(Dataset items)
═══
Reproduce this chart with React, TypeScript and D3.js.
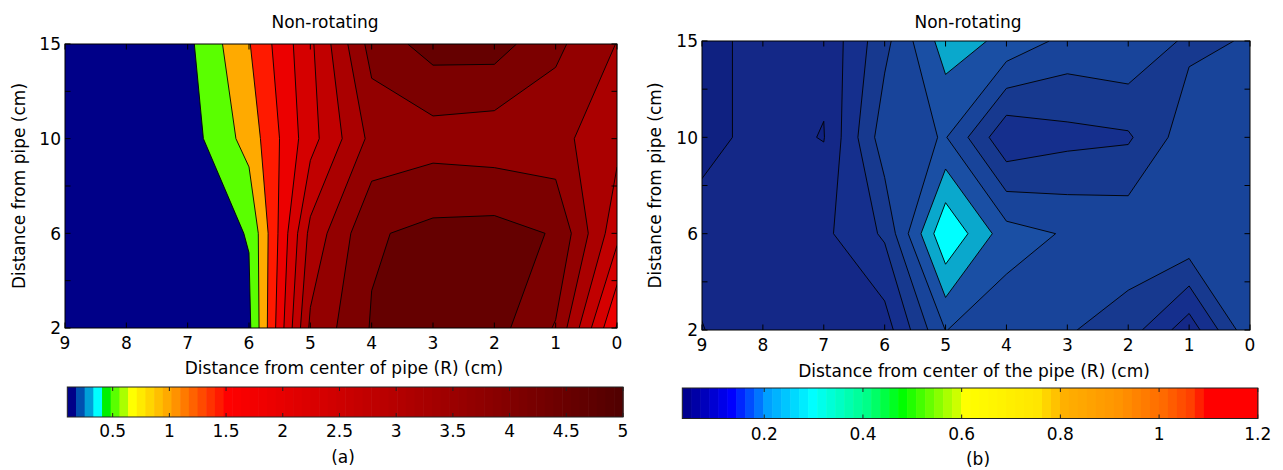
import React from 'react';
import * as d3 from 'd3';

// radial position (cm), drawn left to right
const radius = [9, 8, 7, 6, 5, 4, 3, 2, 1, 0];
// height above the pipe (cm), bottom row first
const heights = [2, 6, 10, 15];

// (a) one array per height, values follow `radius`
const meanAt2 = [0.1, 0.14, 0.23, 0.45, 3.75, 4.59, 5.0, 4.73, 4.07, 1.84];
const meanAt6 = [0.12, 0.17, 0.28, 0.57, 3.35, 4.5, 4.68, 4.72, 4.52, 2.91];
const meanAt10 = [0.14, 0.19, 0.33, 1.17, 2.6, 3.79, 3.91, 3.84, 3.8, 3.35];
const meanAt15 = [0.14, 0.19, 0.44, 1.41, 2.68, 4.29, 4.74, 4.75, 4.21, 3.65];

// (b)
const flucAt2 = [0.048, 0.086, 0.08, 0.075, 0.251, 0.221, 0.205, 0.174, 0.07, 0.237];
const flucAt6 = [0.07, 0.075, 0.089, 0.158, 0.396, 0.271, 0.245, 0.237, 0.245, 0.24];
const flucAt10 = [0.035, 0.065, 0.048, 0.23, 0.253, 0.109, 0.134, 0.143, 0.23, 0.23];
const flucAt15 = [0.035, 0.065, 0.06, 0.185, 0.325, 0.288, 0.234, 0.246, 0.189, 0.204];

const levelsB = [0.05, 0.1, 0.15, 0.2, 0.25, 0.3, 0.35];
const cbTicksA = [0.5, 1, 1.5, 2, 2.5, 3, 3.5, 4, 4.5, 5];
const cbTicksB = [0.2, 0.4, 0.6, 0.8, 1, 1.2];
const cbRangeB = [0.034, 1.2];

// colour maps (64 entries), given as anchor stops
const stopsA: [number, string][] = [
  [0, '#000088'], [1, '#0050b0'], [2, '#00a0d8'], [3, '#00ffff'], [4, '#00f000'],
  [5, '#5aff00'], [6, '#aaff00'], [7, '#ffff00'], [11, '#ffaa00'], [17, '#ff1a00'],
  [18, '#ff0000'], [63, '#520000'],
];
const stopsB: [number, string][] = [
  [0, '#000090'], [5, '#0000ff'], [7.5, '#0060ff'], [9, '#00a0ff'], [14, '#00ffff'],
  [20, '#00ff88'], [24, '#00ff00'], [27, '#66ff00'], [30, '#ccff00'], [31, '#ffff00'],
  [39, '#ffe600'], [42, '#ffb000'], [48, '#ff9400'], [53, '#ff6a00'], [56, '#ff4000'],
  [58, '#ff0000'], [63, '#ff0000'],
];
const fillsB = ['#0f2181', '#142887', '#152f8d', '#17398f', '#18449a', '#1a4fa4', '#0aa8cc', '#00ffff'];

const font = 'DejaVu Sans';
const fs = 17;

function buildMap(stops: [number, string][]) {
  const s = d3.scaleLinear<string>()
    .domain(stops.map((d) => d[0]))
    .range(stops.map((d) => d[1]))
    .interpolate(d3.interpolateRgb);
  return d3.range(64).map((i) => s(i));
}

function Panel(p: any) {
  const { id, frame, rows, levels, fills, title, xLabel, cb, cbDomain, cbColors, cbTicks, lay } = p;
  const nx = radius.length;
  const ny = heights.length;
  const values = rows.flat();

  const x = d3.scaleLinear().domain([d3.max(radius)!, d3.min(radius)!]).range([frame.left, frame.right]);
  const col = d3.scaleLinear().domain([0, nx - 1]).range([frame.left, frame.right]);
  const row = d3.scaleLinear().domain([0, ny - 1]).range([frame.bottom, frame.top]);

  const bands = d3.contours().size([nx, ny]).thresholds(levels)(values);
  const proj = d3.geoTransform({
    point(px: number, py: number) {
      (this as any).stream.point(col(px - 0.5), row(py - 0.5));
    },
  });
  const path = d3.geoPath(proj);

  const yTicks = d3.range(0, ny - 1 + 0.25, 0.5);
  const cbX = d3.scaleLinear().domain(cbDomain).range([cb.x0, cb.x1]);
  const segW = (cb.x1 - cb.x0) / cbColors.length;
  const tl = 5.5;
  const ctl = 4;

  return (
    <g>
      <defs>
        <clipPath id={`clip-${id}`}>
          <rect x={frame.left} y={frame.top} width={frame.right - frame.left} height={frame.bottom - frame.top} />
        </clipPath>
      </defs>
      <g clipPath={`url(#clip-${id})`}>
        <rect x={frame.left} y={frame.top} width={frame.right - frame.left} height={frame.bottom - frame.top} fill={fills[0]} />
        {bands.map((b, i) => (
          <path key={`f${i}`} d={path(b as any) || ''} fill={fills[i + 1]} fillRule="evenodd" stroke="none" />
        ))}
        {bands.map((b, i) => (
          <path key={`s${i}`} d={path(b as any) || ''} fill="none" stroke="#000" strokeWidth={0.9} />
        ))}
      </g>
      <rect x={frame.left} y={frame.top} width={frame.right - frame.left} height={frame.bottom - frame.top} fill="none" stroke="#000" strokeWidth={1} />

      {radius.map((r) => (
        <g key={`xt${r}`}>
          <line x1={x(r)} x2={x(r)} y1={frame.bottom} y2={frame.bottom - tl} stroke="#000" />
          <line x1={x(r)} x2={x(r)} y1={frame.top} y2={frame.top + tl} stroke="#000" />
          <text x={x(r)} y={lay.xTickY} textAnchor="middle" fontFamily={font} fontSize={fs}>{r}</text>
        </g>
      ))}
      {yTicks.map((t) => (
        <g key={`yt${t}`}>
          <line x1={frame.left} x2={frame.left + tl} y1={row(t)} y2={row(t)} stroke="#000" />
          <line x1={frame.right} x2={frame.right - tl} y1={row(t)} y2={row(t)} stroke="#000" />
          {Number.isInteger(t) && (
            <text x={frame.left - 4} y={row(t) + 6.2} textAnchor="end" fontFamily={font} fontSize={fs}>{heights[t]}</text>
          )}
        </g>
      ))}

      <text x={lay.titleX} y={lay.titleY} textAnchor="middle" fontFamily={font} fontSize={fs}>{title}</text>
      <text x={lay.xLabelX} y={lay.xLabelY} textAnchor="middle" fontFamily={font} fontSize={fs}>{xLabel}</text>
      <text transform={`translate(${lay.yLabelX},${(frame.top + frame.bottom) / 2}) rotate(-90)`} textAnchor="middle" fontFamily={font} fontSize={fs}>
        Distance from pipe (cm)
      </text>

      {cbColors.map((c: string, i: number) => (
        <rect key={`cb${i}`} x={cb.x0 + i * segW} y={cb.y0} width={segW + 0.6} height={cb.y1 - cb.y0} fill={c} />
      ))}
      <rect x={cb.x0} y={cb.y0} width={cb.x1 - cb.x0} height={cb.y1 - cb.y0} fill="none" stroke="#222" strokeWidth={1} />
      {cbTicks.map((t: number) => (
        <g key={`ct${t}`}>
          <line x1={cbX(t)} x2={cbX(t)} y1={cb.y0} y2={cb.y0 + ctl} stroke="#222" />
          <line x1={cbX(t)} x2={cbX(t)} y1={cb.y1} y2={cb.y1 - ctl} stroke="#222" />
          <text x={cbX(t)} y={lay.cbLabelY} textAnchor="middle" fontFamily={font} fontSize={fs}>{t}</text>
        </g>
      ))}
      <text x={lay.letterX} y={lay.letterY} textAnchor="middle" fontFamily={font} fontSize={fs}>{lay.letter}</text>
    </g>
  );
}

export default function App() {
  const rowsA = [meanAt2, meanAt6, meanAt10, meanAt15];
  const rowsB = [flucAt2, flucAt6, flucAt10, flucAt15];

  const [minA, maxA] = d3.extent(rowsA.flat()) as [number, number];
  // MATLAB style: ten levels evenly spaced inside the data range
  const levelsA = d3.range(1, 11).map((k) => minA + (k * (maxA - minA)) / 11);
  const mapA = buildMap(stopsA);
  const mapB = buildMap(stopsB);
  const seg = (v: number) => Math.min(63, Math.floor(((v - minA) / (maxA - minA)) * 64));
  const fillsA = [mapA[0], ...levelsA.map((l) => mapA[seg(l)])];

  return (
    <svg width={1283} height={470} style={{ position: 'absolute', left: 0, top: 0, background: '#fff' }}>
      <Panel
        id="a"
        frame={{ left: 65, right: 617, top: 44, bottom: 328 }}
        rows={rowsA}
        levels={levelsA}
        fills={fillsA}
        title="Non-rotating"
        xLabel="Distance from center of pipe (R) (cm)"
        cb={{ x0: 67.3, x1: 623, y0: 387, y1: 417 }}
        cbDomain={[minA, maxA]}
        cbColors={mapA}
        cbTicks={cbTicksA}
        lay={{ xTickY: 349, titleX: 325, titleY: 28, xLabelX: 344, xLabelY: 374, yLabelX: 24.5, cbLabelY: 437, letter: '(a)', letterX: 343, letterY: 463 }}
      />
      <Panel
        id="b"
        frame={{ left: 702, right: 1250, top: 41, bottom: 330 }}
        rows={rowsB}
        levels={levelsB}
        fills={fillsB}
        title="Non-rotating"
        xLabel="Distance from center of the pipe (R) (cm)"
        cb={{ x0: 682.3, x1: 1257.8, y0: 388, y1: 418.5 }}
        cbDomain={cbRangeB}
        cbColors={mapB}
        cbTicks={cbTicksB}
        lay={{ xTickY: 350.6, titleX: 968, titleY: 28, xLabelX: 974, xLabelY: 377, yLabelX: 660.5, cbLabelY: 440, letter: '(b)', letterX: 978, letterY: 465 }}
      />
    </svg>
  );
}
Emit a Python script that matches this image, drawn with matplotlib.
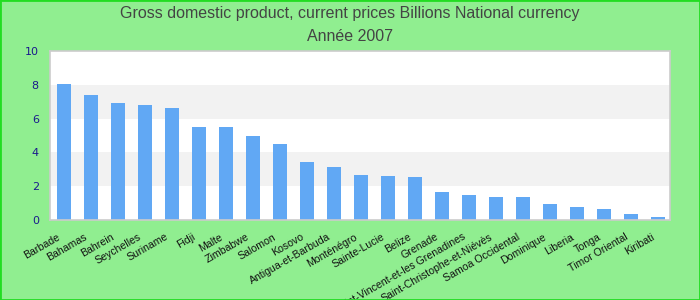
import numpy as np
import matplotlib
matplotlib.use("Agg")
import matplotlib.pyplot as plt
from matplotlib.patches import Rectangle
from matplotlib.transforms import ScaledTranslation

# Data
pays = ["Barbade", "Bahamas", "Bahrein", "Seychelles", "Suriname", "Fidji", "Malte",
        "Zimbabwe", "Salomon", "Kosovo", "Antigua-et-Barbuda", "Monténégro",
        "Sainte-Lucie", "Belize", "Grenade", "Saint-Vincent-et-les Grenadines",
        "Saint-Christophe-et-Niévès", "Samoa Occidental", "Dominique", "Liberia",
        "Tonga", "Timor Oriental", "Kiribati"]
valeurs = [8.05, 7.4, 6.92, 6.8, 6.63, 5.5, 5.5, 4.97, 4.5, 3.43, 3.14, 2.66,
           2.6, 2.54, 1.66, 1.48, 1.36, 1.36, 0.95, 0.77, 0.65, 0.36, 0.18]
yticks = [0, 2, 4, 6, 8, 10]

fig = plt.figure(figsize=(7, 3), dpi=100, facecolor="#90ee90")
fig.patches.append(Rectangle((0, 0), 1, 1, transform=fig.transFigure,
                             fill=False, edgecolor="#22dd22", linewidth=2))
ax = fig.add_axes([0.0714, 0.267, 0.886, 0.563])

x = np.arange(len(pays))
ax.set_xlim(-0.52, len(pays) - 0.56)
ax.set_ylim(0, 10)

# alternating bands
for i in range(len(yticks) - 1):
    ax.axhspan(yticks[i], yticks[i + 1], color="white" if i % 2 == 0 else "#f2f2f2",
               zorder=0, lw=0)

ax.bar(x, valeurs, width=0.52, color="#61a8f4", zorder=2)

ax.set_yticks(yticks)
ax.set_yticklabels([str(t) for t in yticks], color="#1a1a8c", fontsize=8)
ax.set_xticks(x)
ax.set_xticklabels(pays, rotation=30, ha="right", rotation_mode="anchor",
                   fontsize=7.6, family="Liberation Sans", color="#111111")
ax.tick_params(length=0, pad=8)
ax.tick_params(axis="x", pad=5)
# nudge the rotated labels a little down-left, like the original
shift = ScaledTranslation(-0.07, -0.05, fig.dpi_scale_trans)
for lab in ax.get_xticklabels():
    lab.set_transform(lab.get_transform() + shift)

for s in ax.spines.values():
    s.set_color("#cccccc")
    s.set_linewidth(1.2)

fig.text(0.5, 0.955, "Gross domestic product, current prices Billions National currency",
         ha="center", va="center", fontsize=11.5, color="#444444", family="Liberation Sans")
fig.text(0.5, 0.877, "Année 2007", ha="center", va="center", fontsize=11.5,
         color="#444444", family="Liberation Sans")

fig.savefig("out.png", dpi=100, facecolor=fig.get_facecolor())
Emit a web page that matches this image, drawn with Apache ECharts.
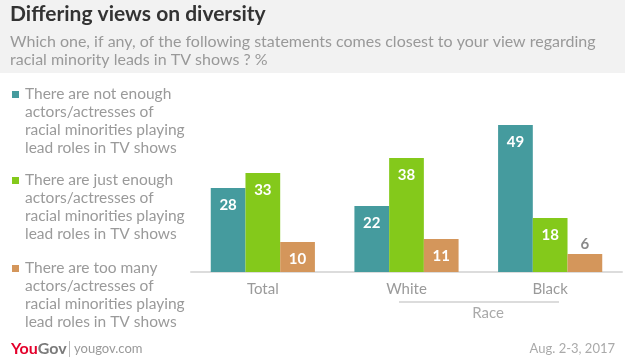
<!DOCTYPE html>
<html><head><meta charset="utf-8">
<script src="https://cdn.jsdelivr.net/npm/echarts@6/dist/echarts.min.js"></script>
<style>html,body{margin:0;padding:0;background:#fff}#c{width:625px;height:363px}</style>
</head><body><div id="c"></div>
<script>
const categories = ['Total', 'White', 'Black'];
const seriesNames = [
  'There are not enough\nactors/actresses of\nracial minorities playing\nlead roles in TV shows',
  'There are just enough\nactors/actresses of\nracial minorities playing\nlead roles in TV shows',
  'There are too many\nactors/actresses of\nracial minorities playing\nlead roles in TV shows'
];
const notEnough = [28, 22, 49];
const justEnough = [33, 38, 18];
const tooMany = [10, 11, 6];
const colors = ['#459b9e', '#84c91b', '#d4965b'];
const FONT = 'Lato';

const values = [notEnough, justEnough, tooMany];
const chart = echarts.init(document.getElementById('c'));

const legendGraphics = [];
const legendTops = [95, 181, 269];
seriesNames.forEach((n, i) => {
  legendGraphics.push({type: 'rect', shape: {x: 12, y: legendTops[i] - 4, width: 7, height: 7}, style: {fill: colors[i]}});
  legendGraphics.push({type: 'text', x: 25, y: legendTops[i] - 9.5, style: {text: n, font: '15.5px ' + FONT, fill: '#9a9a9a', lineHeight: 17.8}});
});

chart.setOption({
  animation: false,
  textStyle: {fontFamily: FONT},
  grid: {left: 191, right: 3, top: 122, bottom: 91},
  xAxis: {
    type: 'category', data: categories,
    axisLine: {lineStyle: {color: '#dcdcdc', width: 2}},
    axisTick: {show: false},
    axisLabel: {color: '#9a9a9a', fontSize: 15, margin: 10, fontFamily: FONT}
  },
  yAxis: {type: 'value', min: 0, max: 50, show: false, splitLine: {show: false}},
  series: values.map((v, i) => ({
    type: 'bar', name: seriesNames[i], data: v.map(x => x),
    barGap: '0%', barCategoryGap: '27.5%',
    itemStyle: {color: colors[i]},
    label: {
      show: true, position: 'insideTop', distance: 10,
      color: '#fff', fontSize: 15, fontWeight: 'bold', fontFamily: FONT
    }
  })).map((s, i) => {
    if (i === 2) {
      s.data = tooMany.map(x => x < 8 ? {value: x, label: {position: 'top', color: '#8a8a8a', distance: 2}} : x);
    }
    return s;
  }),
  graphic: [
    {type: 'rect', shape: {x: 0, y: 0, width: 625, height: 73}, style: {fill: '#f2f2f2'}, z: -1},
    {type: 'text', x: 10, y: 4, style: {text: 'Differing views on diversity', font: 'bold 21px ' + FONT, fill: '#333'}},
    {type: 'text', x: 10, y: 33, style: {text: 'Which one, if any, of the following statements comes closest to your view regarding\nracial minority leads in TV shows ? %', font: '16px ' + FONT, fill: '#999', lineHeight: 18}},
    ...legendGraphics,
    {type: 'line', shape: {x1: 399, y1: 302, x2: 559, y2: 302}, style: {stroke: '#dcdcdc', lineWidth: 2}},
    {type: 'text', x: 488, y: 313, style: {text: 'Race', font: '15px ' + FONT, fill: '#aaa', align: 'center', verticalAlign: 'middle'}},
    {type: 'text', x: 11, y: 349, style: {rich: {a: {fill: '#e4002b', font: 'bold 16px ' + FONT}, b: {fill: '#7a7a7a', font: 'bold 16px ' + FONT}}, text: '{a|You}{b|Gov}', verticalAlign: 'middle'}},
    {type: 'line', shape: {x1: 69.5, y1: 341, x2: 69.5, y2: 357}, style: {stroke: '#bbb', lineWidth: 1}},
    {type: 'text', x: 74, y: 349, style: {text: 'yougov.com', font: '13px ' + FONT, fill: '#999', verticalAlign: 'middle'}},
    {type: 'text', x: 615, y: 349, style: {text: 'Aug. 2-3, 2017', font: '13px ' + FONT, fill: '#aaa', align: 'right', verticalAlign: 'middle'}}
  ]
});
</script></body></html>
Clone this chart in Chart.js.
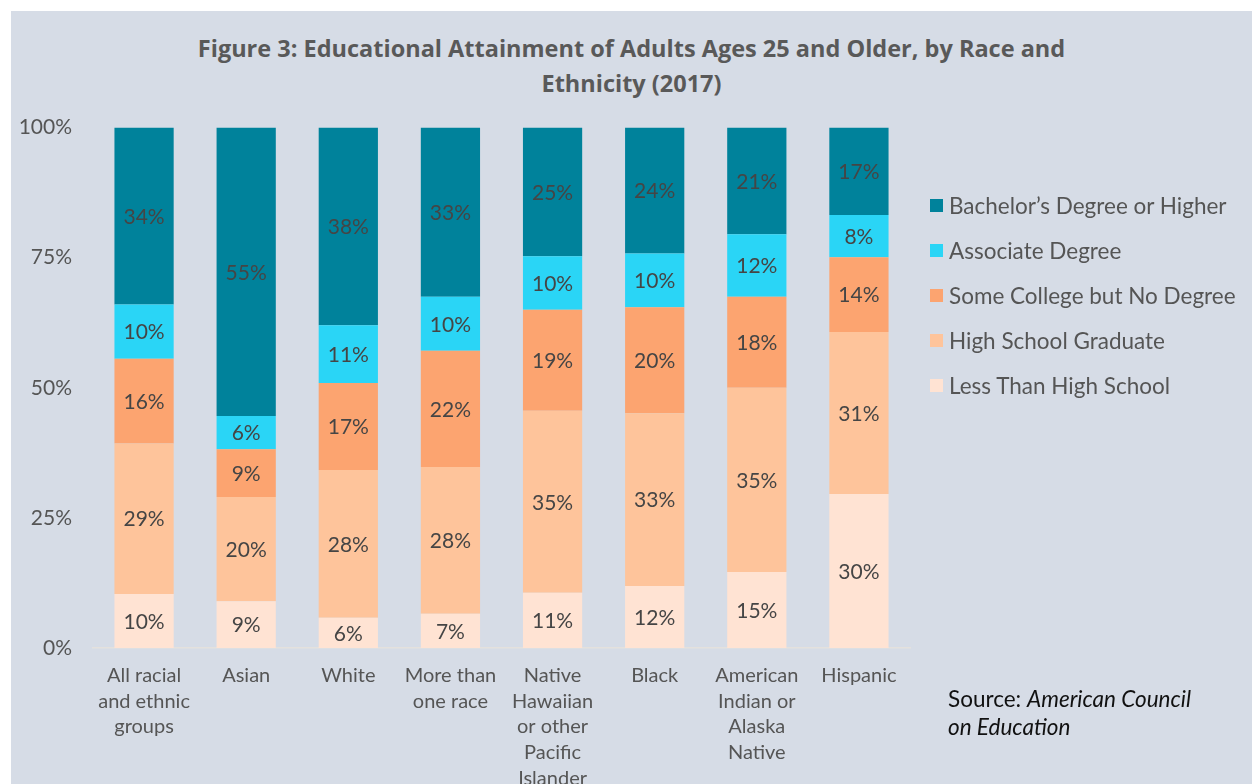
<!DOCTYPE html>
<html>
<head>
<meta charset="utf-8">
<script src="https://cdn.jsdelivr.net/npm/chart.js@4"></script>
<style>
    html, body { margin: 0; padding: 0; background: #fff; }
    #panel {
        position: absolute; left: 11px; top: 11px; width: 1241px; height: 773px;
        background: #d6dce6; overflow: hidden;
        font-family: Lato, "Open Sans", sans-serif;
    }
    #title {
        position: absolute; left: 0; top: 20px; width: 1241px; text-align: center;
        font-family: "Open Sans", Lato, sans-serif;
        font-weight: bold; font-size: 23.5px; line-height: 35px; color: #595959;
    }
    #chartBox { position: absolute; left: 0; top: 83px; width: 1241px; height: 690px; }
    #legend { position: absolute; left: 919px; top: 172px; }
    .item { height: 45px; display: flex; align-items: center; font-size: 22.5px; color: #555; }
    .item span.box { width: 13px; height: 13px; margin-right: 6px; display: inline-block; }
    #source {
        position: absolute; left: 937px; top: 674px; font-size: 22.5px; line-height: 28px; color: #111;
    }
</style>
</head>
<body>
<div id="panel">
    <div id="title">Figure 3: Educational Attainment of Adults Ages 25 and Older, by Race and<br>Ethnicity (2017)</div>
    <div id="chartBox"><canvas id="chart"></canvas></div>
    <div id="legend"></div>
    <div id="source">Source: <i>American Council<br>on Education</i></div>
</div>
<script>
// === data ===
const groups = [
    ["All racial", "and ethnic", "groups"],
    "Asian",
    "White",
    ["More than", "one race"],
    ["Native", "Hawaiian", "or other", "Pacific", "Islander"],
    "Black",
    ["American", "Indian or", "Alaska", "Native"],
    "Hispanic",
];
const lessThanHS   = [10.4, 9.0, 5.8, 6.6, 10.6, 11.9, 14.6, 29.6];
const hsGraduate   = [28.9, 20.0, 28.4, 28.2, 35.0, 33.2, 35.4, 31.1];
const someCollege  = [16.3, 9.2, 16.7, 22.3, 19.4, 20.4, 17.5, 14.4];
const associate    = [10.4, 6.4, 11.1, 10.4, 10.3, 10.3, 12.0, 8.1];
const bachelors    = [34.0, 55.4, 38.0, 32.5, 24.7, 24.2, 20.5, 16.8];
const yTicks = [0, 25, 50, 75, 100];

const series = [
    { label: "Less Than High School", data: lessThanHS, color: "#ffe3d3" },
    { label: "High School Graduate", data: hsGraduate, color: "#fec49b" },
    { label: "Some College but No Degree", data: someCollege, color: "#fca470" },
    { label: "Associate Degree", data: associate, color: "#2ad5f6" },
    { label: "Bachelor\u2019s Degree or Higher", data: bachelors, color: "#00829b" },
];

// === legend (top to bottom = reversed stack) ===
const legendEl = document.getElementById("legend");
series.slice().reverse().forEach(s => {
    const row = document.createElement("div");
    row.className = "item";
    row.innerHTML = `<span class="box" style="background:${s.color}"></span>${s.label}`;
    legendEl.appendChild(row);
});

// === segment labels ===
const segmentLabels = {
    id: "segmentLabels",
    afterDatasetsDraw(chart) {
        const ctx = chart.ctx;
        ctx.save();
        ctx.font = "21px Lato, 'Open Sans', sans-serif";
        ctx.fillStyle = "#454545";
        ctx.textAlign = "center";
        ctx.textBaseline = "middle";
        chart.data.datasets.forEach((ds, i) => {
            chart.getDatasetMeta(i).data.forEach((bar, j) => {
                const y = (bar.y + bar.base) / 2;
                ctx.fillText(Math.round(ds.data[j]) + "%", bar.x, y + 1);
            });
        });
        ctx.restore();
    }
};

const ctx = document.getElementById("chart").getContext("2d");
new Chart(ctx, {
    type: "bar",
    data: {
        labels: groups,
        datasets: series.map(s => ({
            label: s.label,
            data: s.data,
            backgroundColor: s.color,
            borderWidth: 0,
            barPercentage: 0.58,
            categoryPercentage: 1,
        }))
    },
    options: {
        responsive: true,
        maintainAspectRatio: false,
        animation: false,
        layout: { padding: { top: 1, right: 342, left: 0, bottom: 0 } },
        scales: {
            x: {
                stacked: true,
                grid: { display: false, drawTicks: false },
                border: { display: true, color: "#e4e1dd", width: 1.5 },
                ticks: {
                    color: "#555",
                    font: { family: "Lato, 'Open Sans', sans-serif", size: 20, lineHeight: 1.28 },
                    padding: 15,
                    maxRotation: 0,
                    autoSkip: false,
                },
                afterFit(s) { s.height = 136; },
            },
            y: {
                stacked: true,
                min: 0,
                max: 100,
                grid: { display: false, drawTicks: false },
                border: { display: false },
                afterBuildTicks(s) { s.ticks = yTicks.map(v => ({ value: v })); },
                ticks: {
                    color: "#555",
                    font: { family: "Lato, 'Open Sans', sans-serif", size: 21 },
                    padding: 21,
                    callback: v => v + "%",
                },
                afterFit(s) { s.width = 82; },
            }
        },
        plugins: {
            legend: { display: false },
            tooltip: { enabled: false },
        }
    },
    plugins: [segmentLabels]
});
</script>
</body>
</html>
═══
What you need to do -> From the first line above through the line containing "const heights = [2, 6, 10, 15];", copy everything exactly, without the pictures.

Final result ->
Reproduce this chart with React, TypeScript and D3.js.
import React from 'react';
import * as d3 from 'd3';

// radial position (cm), drawn left to right
const radius = [9, 8, 7, 6, 5, 4, 3, 2, 1, 0];
// height above the pipe (cm), bottom row first
const heights = [2, 6, 10, 15];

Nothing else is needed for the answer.